One of the more underrated aspects of the game, however, is the depth of its customisation. Lacking an official NFL license, the game is forced to rely on adaptations of real NFL teams, such as the New England Volunteers. However, every city in the game – and this includes those who currently lack a franchise, as teams can swap cities as in the real NFL – can have their name customised, as can every franchise. I decided to reshape the league as if it were a British and Irish affair, and so the Belfast Daggers play the Manchester Warriors, while the Cornwall Rebels host the Swansea Harpoons. There is also an extensive system of generating fictional players to fill out rosters, akin to the regens of Football Manager. These players come with complex mentalities – represented by five separate mental attributes – and can form both positive and negative relationships with their teammates.

One issue I have with long-term management games such as these is that it can be difficult to keep track of the in-game world as seasons wear on; every NFL fan knows of the dangers Cam Newton poses in the Panthers offence, but what happens when he retires in 2028 and Carolina are led by rookie QB Vinny Lauderdale? Often, I’ll play teams without even knowing their players, as searching opponents’ depth charts is a laborious and counter-intuitive affair, and even then I’m just presented with lists of numbers. FOF7, however, has an exhaustive and engaging collection of power rankings, annual awards, magazine articles and statistical categories to at least encourage players to engage with the game world around them which, for the most part, is a success.

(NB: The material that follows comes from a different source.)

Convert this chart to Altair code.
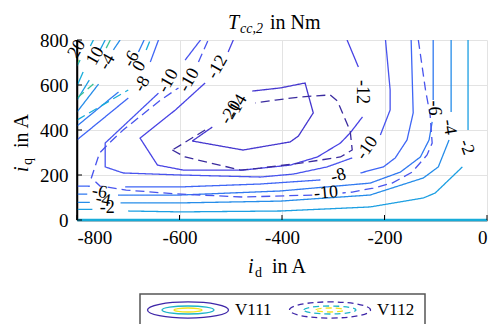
import altair as alt
import pandas as pd

# ---------------- data ----------------
X_TICKS = [-800, -600, -400, -200, 0]
Y_TICKS = [0, 200, 400, 600, 800]

LEVELS = [-20, -14, -12, -10, -8, -6, -4, -2, 0, 2, 10, 20]
LEVEL_COLORS = ["#3b2c9f", "#4537cf", "#4843e4", "#4854ee", "#3f66f5", "#317af0",
                "#268de9", "#1c9fe2", "#17acd9", "#1ab7c5", "#3cc195", "#7ac56e"]

# V111 (solid) contour pieces: (level, [(i_d, i_q), ...])
V111 = [
    (-2, [(-37, 800), (-37, 400)]),
    (-2, [(-48, 236), (-101, 120), (-124, 98), (-228, 58), (-403, 40), (-598, 36), (-700, 40)]),
    (-2, [(-770, 47), (-800, 47)]),
    (-4, [(-70, 800), (-70, 480)]),
    (-4, [(-74, 356), (-95, 236), (-124, 187), (-228, 111), (-403, 84), (-598, 76), (-715, 76)]),
    (-4, [(-775, 78), (-800, 78)]),
    (-6, [(-105, 800), (-105, 533)]),
    (-6, [(-107, 436), (-113, 356), (-130, 280), (-169, 213), (-228, 164), (-403, 129), (-598, 111), (-720, 111)]),
    (-6, [(-780, 115), (-800, 115)]),
    (-8, [(-148, 800), (-144, 476), (-156, 356), (-179, 276), (-202, 236), (-247, 209)]),
    (-8, [(-325, 178), (-442, 160), (-598, 147), (-706, 147)]),
    (-8, [(-775, 150), (-800, 151)]),
    (-10, [(-559, 800), (-589, 711)]),
    (-10, [(-641, 564), (-745, 342), (-745, 236), (-710, 209), (-598, 200), (-442, 191),
           (-378, 204), (-312, 236), (-263, 276)]),
    (-10, [(-208, 378), (-189, 489), (-189, 578), (-198, 800)]),
    (-12, [(-495, 800), (-505, 747)]),
    (-12, [(-550, 609), (-608, 489), (-677, 364), (-643, 244), (-593, 222), (-476, 222),
           (-384, 244), (-331, 280), (-286, 342), (-267, 387), (-243, 458)]),
    (-12, [(-251, 680), (-273, 800)]),
    (-14, [(-575, 351), (-536, 413)]),
    (-14, [(-458, 573), (-403, 587), (-355, 609), (-347, 542), (-339, 476), (-368, 373),
           (-384, 347), (-476, 311), (-575, 351)]),
    (-8, [(-800, 356), (-700, 542)]),
    (-8, [(-657, 702), (-641, 800)]),
    (-6, [(-800, 418), (-719, 569)]),
    (-6, [(-680, 747), (-669, 800)]),
    (-4, [(-800, 480), (-758, 604)]),
    (-4, [(-729, 756), (-716, 800)]),
    (-2, [(-800, 533), (-776, 622)]),
    (-2, [(-755, 756), (-745, 800)]),
    (0, [(-800, 596), (-788, 658)]),
    (0, [(-774, 773), (-768, 800)]),
    (2, [(-800, 684), (-794, 711)]),
]

# V112 (dashed) contour pieces
V112 = [
    (-20, [(-614, 311), (-589, 280), (-481, 222), (-442, 231), (-364, 253), (-286, 280),
           (-263, 311), (-267, 396), (-292, 529), (-306, 556), (-364, 547), (-413, 533), (-452, 520)]),
    (-20, [(-550, 400), (-598, 333), (-614, 311)]),
    (-10, [(-134, 800), (-120, 578), (-111, 467), (-107, 342), (-117, 289), (-146, 213),
           (-185, 164), (-222, 142), (-263, 124), (-282, 120)]),
    (-10, [(-341, 111), (-476, 102), (-606, 116), (-704, 133), (-755, 151), (-772, 187),
           (-756, 298), (-737, 342), (-710, 400), (-637, 533), (-602, 587)]),
    (-10, [(-563, 702), (-544, 800)]),
    (0, [(-800, 444), (-700, 578)]),
    (0, [(-665, 756), (-657, 800)]),
    (10, [(-800, 542), (-768, 604)]),
    (10, [(-743, 764), (-735, 800)]),
    (20, [(-800, 693), (-796, 711)]),
]

ZERO_LINE_ID = [-800, 0]
ZERO_LINE_IQ = [0, 0]

# contour labels: (text, i_d, i_q, angle)
LABELS = [
    ("-14", -488, 505, 300), ("-20", -500, 478, 300),
    ("-12", -243, 569, 90), ("-12", -526, 680, 300),
    ("-10", -622, 618, 300), ("-10", -581, 622, 300),
    ("-8", -673, 604, 300), ("-6", -694, 716, 300), ("0", -678, 684, 300),
    ("-4", -741, 702, 300), ("10", -764, 729, 300), ("20", -800, 760, 300),
    ("-6", -103, 498, 90), ("-4", -74, 413, 80), ("-2", -40, 324, 70),
    ("-10", -234, 320, 305), ("-8", -290, 196, 345), ("-10", -314, 120, 355),
    ("-6", -756, 124, 10), ("-4", -749, 89, 10), ("-2", -741, 53, 0),
]

# ---------------- tables ----------------
rows = []
seg = 0
for ver, pieces in (("V111", V111), ("V112", V112)):
    for lev, pts in pieces:
        for k, (a, b) in enumerate(pts):
            rows.append({"seg": seg, "k": k, "id": a, "iq": b, "lev": str(lev), "ver": ver})
        seg += 1
lines_df = pd.DataFrame(rows)
zero_df = pd.DataFrame({"id": ZERO_LINE_ID, "iq": ZERO_LINE_IQ})
lab_df = pd.DataFrame(LABELS, columns=["t", "id", "iq", "ang"])
xt_df = pd.DataFrame({"v": X_TICKS})
yt_df = pd.DataFrame({"v": Y_TICKS})
one = pd.DataFrame({"a": [0]})

FONT = "Liberation Serif"
W, H = 410, 180

xs = alt.Scale(domain=[-800, 0], nice=False, zero=False)
ys = alt.Scale(domain=[0, 800], nice=False, zero=False)

xaxis = alt.Axis(values=X_TICKS, title=None, labelExpr="toString(datum.value)",
                 labelFont=FONT, labelFontSize=19, labelColor="black", tickSize=0,
                 labelPadding=8, domainColor="black", domainWidth=1.5,
                 grid=True, gridColor="#e3e3e3", gridWidth=1)
yaxis = alt.Axis(values=Y_TICKS, title=None, labelExpr="toString(datum.value)",
                 labelFont=FONT, labelFontSize=19, labelColor="black", tickSize=0,
                 labelPadding=9, domainColor="black", domainWidth=1.5,
                 grid=True, gridColor="#e3e3e3", gridWidth=1)

contours = alt.Chart(lines_df).mark_line(strokeWidth=1.3, clip=True).encode(
    x=alt.X("id:Q", scale=xs, axis=xaxis),
    y=alt.Y("iq:Q", scale=ys, axis=yaxis),
    detail="seg:N",
    order="k:Q",
    color=alt.Color("lev:N", scale=alt.Scale(domain=[str(l) for l in LEVELS], range=LEVEL_COLORS), legend=None),
    strokeDash=alt.StrokeDash("ver:N", scale=alt.Scale(domain=["V111", "V112"], range=[[1, 0], [9, 5]]), legend=None),
)

zero = alt.Chart(zero_df).mark_line(strokeWidth=2.6, color="#17acd9").encode(
    x=alt.X("id:Q", scale=xs), y=alt.Y("iq:Q", scale=ys))

labels = alt.Chart(lab_df).mark_text(font=FONT, fontSize=18, color="black").encode(
    x=alt.X("id:Q", scale=xs), y=alt.Y("iq:Q", scale=ys), text="t:N",
    angle=alt.Angle("ang:Q", scale=None))

yticks = alt.Chart(yt_df).mark_rule(color="black", strokeWidth=1).encode(
    y=alt.Y("v:Q", scale=ys), x=alt.value(0), x2=alt.value(5))
xticks = alt.Chart(xt_df).mark_rule(color="black", strokeWidth=1).encode(
    x=alt.X("v:Q", scale=xs), y=alt.value(H), y2=alt.value(H - 5))
left_axis = alt.Chart(one).mark_rule(color="black", strokeWidth=1.6).encode(
    x=alt.value(0), y=alt.value(0), y2=alt.value(H))


def txt(s, x, y, size=20, style="normal", angle=0, align="left", baseline="alphabetic"):
    return alt.Chart(one).mark_text(text=s, font=FONT, fontSize=size, fontStyle=style,
                                    color="black", align=align, baseline=baseline,
                                    angle=angle).encode(x=alt.value(x), y=alt.value(y))


title_parts = [
    txt("T", 151, -11, 20, "italic"),
    txt("cc,2", 163, -7, 14, "italic"),
    txt("in Nm", 193, -11, 20),
]
xtitle_parts = [
    txt("i", 171, 233, 20, "italic"),
    txt("d", 178, 237, 14),
    txt("in A", 195, 233, 20),
]
ytitle_parts = [
    txt("i", -49, 132, 20, "italic", angle=270),
    txt("q", -45, 125, 14, angle=270),
    txt("in A", -49, 108, 20, angle=270),
]

# legend drawn below the plot
OUT = "M-1,0A1,0.2 0 1,1 1,0A1,0.2 0 1,1 -1,0Z"
MID = "M-1,0A1,0.154 0 1,1 1,0A1,0.154 0 1,1 -1,0Z"
INN = "M-1,0A1,0.143 0 1,1 1,0A1,0.143 0 1,1 -1,0Z"
box = alt.Chart(one).mark_rect(fill="white", stroke="#555555", strokeWidth=1.5).encode(
    x=alt.value(63), x2=alt.value(348), y=alt.value(254), y2=alt.value(292))


def ell(path, size, color, cx, dash):
    kw = dict(shape=path, size=size, filled=False, stroke=color, strokeWidth=1.3, opacity=1)
    if dash:
        kw["strokeDash"] = [6, 4]
    return alt.Chart(one).mark_point(**kw).encode(x=alt.value(cx), y=alt.value(270))


legend = [box,
          ell(OUT, 6561, "#3e26a8", 111, False), ell(MID, 2704, "#1fb5c9", 111, False),
          ell(INN, 784, "#f2e41e", 111, False),
          txt("V111", 158, 270, 17, baseline="middle"),
          ell(OUT, 6561, "#3e26a8", 253, True), ell(MID, 2704, "#1fb5c9", 253, True),
          ell(INN, 784, "#f2e41e", 253, True),
          txt("V112", 300, 270, 17, baseline="middle")]

chart = alt.layer(
    contours, zero, labels, yticks, xticks, left_axis,
    *title_parts, *xtitle_parts, *ytitle_parts, *legend
).properties(
    width=W, height=H,
    autosize=alt.AutoSizeParams(type="none"),
    padding={"left": 77, "top": 40, "right": 5, "bottom": 104},
    background="white",
).configure_view(stroke=None)

chart.save("out.html", embed_options={"renderer": "svg", "actions": False})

However, the game falls down in places. The playcalling, while intricate, is at times illogical; I appreciate there must be some margin for error in sports, but I find it baffling that calling passing plays with a strong QB against a weak secondary unit results in several interceptions, while running the ball against a tough front seven can yield 200 yards. Often, even a coach with a low Play Calling stat will be more successful than the player in micromanaging their team, which could break the engagement for some players. Also, the players’ stats are a little baffling; receivers have ‘Avoid Drops’ as an attribute out of 100, rather than ‘Catching’, and skills such as ‘Getting Downfield’ appear to be a combination of the ‘Speed’ and ‘Route-Running’ skills from Madden, yet these are not explained. Perhaps most cripplingly, however, is the lack of universal skills; there isn’t a core of abilities such as Speed, Strength, Toughness, Agility, and so on, that all players are judged on, which can make using the game’s position-change feature a dangerous one to use. I successfully converted an undersized defensive end to an outside linebacker, but that was more good fortune than my acute man-management, as I was completely unable to judge him on his linebacking skills before the conversion.

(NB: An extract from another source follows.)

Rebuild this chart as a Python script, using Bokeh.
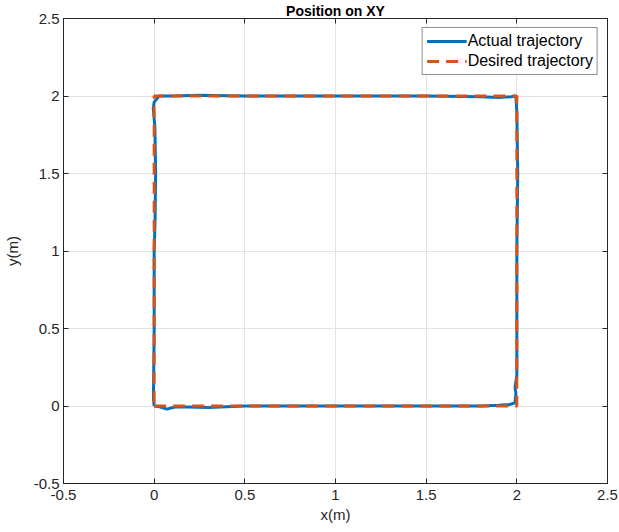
from bokeh.plotting import figure
from bokeh.models import LinearAxis, Legend, LegendItem, FixedTicker, Range1d
from bokeh.embed import file_html
from bokeh.resources import INLINE

# Desired trajectory (square)
desired_x = [0, 2, 2, 0, 0]
desired_y = [0, 0, 2, 2, 0]

# Actual trajectory
actual_x = [0.0, 0.03, 0.07, 0.12, 0.3, 0.5, 1.0, 1.5, 1.8, 1.9, 1.96, 1.99,
            1.995, 1.99, 2.0, 2.0, 2.0, 2.005, 2.0, 1.995, 1.99, 1.97, 1.9,
            1.8, 1.5, 1.0, 0.5, 0.25, 0.1, 0.03, 0.02, 0.0, -0.005, 0.004,
            0.008, 0.005, 0.0, 0.0, -0.004, 0.0]
actual_y = [0.0, -0.005, -0.02, -0.005, -0.01, 0.0, 0.0, 0.0, 0.0, 0.005,
            0.01, 0.02, 0.08, 0.12, 0.2, 0.5, 1.0, 1.5, 1.9, 1.99, 2.0, 1.995,
            1.99, 1.995, 2.0, 2.0, 2.0, 2.005, 2.0, 2.0, 1.99, 1.96, 1.92, 1.8,
            1.5, 1.2, 1.0, 0.5, 0.05, 0.0]

ticks = [-0.5, 0, 0.5, 1, 1.5, 2, 2.5]
tick_labels = ["-0.5", "0", "0.5", "1", "1.5", "2", "2.5"]

FONT = "Liberation Sans"
AX = "#262626"

p = figure(width=619, height=532, output_backend="svg", toolbar_location=None,
           x_range=Range1d(-0.5, 2.5), y_range=Range1d(-0.5, 2.5),
           min_border_left=63, min_border_right=12, min_border_top=0,
           min_border_bottom=49)

p.title.text = "Position on XY"
p.title.align = "center"
p.title.text_font = FONT
p.title.text_font_size = "14px"
p.title.text_font_style = "bold"
p.title.text_color = "#000000"
p.title.standoff = 0
p.title.offset = 0

overrides = {t: l for t, l in zip(ticks, tick_labels)}

for ax in [p.xaxis[0], p.yaxis[0]]:
    ax.ticker = FixedTicker(ticks=ticks)
    ax.major_label_overrides = overrides
    ax.major_tick_in = 5
    ax.major_tick_out = 0
    ax.minor_tick_line_color = None
    ax.axis_line_color = AX
    ax.major_tick_line_color = AX
    ax.major_label_text_font = FONT
    ax.major_label_text_font_size = "15px"
    ax.major_label_text_color = AX
    ax.axis_label_text_font = FONT
    ax.axis_label_text_font_size = "15px"
    ax.axis_label_text_font_style = "normal"
    ax.axis_label_text_color = AX

p.xaxis.major_label_standoff = 6
p.yaxis.major_label_standoff = 4
p.xaxis.axis_label = "x(m)"
p.yaxis.axis_label = "y(m)"
p.xaxis.axis_label_standoff = 3
p.yaxis.axis_label_standoff = 10

for loc in ["above", "right"]:
    a = LinearAxis(ticker=FixedTicker(ticks=ticks))
    a.major_tick_in = 5
    a.major_tick_out = 0
    a.minor_tick_line_color = None
    a.axis_line_color = AX
    a.major_tick_line_color = AX
    a.major_label_text_font_size = "0px"
    a.major_label_standoff = 0
    a.major_label_text_color = None
    p.add_layout(a, loc)

p.xgrid.ticker = FixedTicker(ticks=ticks)
p.ygrid.ticker = FixedTicker(ticks=ticks)
p.grid.grid_line_color = "#e3e3e3"
p.grid.grid_line_width = 1
p.outline_line_color = AX

r1 = p.line(actual_x, actual_y, line_color="#0072BD", line_width=3)
r2 = p.line(desired_x, desired_y, line_color="#D95319", line_width=3,
            line_dash="12 7")

legend = Legend(items=[LegendItem(label="Actual trajectory", renderers=[r1]),
                       LegendItem(label="Desired trajectory", renderers=[r2])],
                location="top_right")
legend.label_text_font = FONT
legend.label_text_font_size = "16px"
legend.label_text_color = "#000000"
legend.glyph_width = 40
legend.glyph_height = 18
legend.label_height = 18
legend.label_standoff = 1
legend.spacing = 2
legend.padding = 4
legend.margin = 9
legend.border_line_color = AX
legend.border_line_width = 1
legend.background_fill_color = "white"
legend.background_fill_alpha = 1
p.add_layout(legend)

open("out.html", "w").write(file_html(p, INLINE))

The game’s presentation, despite the cute in-game scoreboard, is also lacking, with the game played through menus accessed from five primary drop-down menus. The scale of some of these categories – the Depth Chart menu alone stretches from the top to the bottom of my screen – is daunting, and it will take players a few seasons to ease into them, discovering which set of variables is where, and how these will influence the team’s performance.

Yet this is a database game, and an over-reliance on databases is hardly a damning criticism of such a title. The game promises to be a deep, no-frills American football simulation, where the joy comes not from flashy graphics and licensed teams, but by watching your young QB’s passer rating crawl up from the 70s to the 100s over his ten-year career. And with that brief in mind, the game is an addictive and delightful success.